13 junho 2016

O JOSÉ GOMES FERREIRA LÁ DO SÍTIO

Explicar aos portugueses quem é François Lenglet (acima, à direita) pode simplificar-se: é uma espécie de José Gomes Ferreira em versão francesa. Em vez da SIC trabalha na France 2 mas é a mesma reputação de jornalista especializado em economia de estilo assertivo, de quem nunca tem dúvidas. A pessoa que com ele contracena na figura acima e no vídeo abaixo é Jean-Luc Mélenchon, a coqueluche política de uma certa esquerda intelectual francesa, os últimos vestígios soixante-huitards. Não tivesse a cena que vou narrar decorrido com ele e existiriam suspeitas fundamentadas que toda ela teria passado desapercebida. Numa entrevista televisiva de há umas duas semanas (abaixo), Lenglet confrontou o seu convidado Mélenchon com as actuações de três políticos internacionais que o segundo afirmava admirar: Chávez da Venezuela, Morales da Bolívia e Tsipras da Grécia. No novo estilo de jornalismo televisivo a que por cá também já nos habituámos, Lenglet também não pediu as opiniões de Mélenchon sobre os três políticos, deu-as ele próprio, porque neste figurino o que compete ao convidado é o trabalho de refutar as opiniões do anfitrião: ...dito de outra forma, (os três são) alguém que precipitou a falência do seu país, um corrompido e um traidor social. No seu estilo, mais exuberante que consequente, Mélenchon contra-atacou de imediato: ...meça as palavras senhor Lenglet, você é sem dúvida mais corrupto do que alguma vez será o Evo (Morales). A tréplica de Lenglet manteve o nível: ...não retiro nada do que disse, a namorada de Morales, que é a mãe do seu filho, beneficiou de encomendas do Estado de 500 milhões de dólares. Não me venha dizer que acha isto normal. Até Mélenchon se render: Bom, de acordo, tem razão.

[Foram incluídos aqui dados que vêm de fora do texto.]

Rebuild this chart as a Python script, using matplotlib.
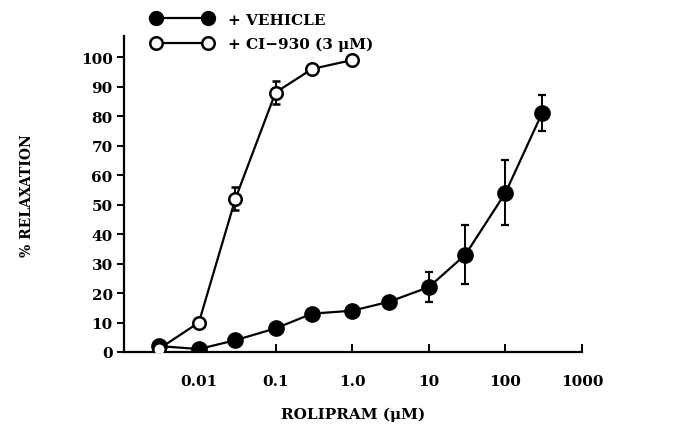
# rolipram concentration-response, vehicle vs CI-930

import numpy as np
import matplotlib.pyplot as plt
from matplotlib.lines import Line2D

# rolipram concentrations (uM)
veh_conc = [0.003, 0.01, 0.03, 0.1, 0.3, 1.0, 3.0, 10, 30, 100, 300]
veh_relax = [2, 1, 4, 8, 13, 14, 17, 22, 33, 54, 81]
veh_err = [0, 0, 0, 0, 0, 0, 0, 5, 10, 11, 6]

ci_conc = [0.003, 0.01, 0.03, 0.1, 0.3, 1.0]
ci_relax = [1, 10, 52, 88, 96, 99]
ci_err = [0, 0, 4, 4, 0, 0]

xticks = [0.01, 0.1, 1.0, 10, 100, 1000]
xticklabels = ["0.01", "0.1", "1.0", "10", "100", "1000"]
yticks = list(range(0, 101, 10))

plt.rcParams['font.family'] = ['DejaVu Serif']
plt.rcParams['font.weight'] = 'bold'

fig = plt.figure(figsize=(6.73, 4.31), dpi=100)
ax = fig.add_axes([0.184, 0.181, 0.681, 0.732])

# vehicle
ax.errorbar(veh_conc, veh_relax, yerr=veh_err, fmt='o-', color='black',
            mfc='black', mec='black', ms=11, lw=1.6, elinewidth=1.4,
            capsize=3, capthick=1.6, zorder=3)
# CI-930
ax.errorbar(ci_conc, ci_relax, yerr=ci_err, fmt='o-', color='black',
            mfc='white', mec='black', mew=1.8, ms=9, lw=1.6, elinewidth=1.4,
            capsize=3, capthick=1.6, zorder=4)

ax.set_xscale('log')
ax.set_xlim(0.00105, 1000)
ax.set_ylim(0, 107)
ax.set_xticks(xticks)
ax.set_xticklabels(xticklabels)
ax.minorticks_off()
ax.set_yticks(yticks)

for s in ['top', 'right']:
    ax.spines[s].set_visible(False)
for s in ['left', 'bottom']:
    ax.spines[s].set_linewidth(1.6)

ax.tick_params(axis='x', direction='in', length=6, width=1.4, pad=16, labelsize=11)
ax.tick_params(axis='y', direction='out', length=5, width=1.4, pad=3, labelsize=11)
for lab in ax.get_xticklabels() + ax.get_yticklabels():
    lab.set_fontweight('bold')

ax.set_xlabel("ROLIPRAM (\u03bcM)", fontsize=11, fontweight='bold', labelpad=13)
ax.set_ylabel("% RELAXATION", fontsize=10, fontweight='bold', labelpad=34)

# legend at the top
h1 = Line2D([], [], color='black', marker='o', mfc='black', mec='black', ms=10, lw=1.6)
h2 = Line2D([], [], color='black', marker='o', mfc='white', mec='black', mew=1.8, ms=9, lw=1.6)
fig.legend([h1, h2], ["+ VEHICLE", "+ CI\u2212930 (3 \u03bcM)"], numpoints=2,
           loc='upper left', bbox_to_anchor=(0.205, 1.0), frameon=False,
           handlelength=4.0, handletextpad=1.0, labelspacing=0.65,
           prop={'weight': 'bold', 'size': 11})

fig.savefig("out.png", dpi=100)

A chatice é que, concedendo-lha, Lenglet não teria a razão toda que pretenderia ter, apesar de Mélenchon ser afinal incapaz de o desmentir. Como se pôde ler na época em que a história se tornou conhecida, no princípio de 2016, a namorada terá namorado muito pouco com Morales e o namoro aconteceu em 2007, há nove anos, o filho de ambos morreu ao nascer, a empresa que ganhou os 500 milhões de contratos é uma empresa de capitais chineses e não de interesse obscuros representados pela namorada, os diversos contratos foram escrutinados judicialmente e nada de anómalo se descobriu neles, a história serviu sobretudo como arma de arremesso político contra Evo Morales quando este disputou um referendo (que perdeu) em Fevereiro deste ano, referendo esse que pretendia prolongar a sua presença na presidência. Não é de estranhar que a embaixada da Bolívia tivesse reagido desagradada a tanta ignorância dita de forma tão assertiva. Mas o episódio também serviu para escrutinar a densidade das opiniões de Jean-Luc Mélenchon - sobre pessoas que ele afirma admirar! Gesto mais inédito, pelo militantismo implícito, foi a iniciativa de promover uma petição para o despedimento de François Lenglet. Sobre o gesto, compartilho opiniões que li sobre a sua inocuidade: tiram de lá um e põem lá outro que se vem a revelar tão parcial quanto o anterior; só a parcialidade é que pode ser de simpatia política diferente. O futuro destes programas políticos, em França como cá, consiste em reduzir-lhes progressivamente a seriedade até ao burlesco, como o sucesso de um formato como o do Governo-Sombra. Repare-se como, ao contrário das de José Gomes Ferreira, ninguém presta atenção às patacoadas de João Miguel Tavares.